Marc Rosenberg

Personal information
- Full name: Marc Christopher Rosenberg
- Born: 10 February 1982 (age 44) Johannesburg, Transvaal, South Africa
- Batting: Right-handed
- Bowling: Right-arm medium
- Role: All-rounder

Domestic team information
- 2004: Loughborough University
- 2004–2005: North West
- 2006–2007: Leicestershire
- 2009: Cambridge University
- First-class debut: 10 April 2004 Loughborough University v Somerset
- Last First-class: 11 April 2009 Cambridge University v Yorkshire
- List A debut: 24 October 2004 North West v Griqualand West
- Last List A: 19 August 2007 Leicestershire v Yorkshire

Career statistics
| Competition | First-class | List A |
| Matches | 14 | 6 |
| Runs scored | 385 | 29 |
| Batting average | 22.64 | 9.66 |
| 100s/50s | 0/2 | 0/0 |
| Top score | 86 | 26 |
| Balls bowled | 225 | 18 |
| Wickets | 4 | 3 |
| Bowling average | 42.50 | 5.66 |
| 5 wickets in innings | 0 | 0 |
| 10 wickets in match | 0 | n/a |
| Best bowling | 2/56 | 3/17 |
| Catches/stumpings | 3/– | 1/– |
- Source: ESPNcricinfo, 2 April 2017

= Marc Rosenberg (cricketer) =

South African cricketer (born 1982)

Marc Christopher Rosenberg (born 10 February 1982 in Johannesburg, South Africa) is a South African cricketer who played first-class cricket for Leicestershire.

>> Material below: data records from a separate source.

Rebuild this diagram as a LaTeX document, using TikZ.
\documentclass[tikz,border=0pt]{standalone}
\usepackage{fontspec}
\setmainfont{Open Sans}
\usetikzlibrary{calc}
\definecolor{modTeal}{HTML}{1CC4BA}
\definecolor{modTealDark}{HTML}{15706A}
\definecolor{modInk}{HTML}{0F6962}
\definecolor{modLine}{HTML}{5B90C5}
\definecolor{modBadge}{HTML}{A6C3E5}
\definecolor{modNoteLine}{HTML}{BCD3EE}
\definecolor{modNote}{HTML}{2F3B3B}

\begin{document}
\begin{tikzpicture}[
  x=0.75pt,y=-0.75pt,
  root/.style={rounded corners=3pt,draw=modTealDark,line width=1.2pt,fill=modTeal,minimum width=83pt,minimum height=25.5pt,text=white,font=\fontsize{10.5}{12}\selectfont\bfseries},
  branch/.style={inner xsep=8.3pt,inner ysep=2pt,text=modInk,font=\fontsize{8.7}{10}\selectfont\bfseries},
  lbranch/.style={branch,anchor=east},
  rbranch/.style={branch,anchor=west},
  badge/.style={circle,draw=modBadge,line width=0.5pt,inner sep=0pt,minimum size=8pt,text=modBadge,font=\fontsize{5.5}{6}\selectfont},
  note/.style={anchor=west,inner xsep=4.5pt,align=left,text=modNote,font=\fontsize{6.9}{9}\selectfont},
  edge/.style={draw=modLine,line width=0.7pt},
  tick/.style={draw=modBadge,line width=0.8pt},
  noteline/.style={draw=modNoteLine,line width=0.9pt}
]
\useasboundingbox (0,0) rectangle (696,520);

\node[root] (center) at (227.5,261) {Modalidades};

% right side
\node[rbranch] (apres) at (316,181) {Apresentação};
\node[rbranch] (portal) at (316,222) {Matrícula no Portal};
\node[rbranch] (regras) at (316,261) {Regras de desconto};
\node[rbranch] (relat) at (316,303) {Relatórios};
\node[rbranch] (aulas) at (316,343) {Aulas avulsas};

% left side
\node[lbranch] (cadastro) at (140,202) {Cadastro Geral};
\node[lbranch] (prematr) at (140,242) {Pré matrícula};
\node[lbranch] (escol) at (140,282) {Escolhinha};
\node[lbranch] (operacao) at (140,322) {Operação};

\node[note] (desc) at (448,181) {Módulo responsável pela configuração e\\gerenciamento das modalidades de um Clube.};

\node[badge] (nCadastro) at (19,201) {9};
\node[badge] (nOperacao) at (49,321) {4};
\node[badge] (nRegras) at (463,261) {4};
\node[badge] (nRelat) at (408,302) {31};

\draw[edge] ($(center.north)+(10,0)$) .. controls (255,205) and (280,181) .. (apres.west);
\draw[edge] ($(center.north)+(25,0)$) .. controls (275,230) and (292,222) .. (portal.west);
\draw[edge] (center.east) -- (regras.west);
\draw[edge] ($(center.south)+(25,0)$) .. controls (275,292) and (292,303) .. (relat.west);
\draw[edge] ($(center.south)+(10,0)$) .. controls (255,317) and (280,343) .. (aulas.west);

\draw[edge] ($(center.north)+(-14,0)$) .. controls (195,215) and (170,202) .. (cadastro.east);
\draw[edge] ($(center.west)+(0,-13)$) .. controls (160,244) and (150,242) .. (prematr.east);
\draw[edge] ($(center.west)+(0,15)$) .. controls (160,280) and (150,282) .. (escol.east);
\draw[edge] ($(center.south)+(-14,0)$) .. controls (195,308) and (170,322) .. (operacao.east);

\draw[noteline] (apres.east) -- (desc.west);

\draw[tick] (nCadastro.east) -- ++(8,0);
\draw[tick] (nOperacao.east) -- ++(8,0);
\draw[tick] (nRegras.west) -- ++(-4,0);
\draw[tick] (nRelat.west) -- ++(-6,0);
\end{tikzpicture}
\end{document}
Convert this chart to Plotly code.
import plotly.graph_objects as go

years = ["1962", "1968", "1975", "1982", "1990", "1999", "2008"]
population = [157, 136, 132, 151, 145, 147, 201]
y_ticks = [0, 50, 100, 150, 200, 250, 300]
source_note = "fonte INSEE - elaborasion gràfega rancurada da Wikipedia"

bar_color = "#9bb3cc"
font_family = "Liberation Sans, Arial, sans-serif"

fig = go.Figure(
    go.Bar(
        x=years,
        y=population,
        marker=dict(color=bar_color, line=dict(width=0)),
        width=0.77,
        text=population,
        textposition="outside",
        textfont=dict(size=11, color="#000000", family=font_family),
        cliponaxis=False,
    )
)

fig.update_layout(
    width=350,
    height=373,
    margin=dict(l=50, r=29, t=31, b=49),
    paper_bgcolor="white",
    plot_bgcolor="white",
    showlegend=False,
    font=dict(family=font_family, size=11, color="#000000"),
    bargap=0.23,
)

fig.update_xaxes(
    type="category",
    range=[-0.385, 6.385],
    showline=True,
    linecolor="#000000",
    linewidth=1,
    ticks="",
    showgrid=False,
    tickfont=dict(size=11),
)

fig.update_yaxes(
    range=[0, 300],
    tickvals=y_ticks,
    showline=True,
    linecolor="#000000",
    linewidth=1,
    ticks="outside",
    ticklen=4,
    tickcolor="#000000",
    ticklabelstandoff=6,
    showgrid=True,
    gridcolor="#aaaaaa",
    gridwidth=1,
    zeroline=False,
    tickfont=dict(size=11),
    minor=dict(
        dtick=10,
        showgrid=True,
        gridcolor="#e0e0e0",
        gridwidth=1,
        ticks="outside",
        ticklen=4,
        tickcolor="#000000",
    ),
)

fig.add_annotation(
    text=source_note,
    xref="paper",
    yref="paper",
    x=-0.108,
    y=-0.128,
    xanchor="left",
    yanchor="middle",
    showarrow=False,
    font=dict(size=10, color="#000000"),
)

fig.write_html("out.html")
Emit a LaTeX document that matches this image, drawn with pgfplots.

Rosenberg has also played first-class games for Loughborough UCCE, for North West in South Africa, and, in 2009, for the Cambridge University Centre of Cricketing Excellence. He graduated from Loughborough University in 2004.

Rosenberg was an all rounder.

Post his professional career Rosenberg completed his Post Graduate Studies at Cambridge University where he played for the Blues in Golf, Rugby and Cricket. His man of the match performance in The Blues Match at Lords was a fitting last hurrah in his short career.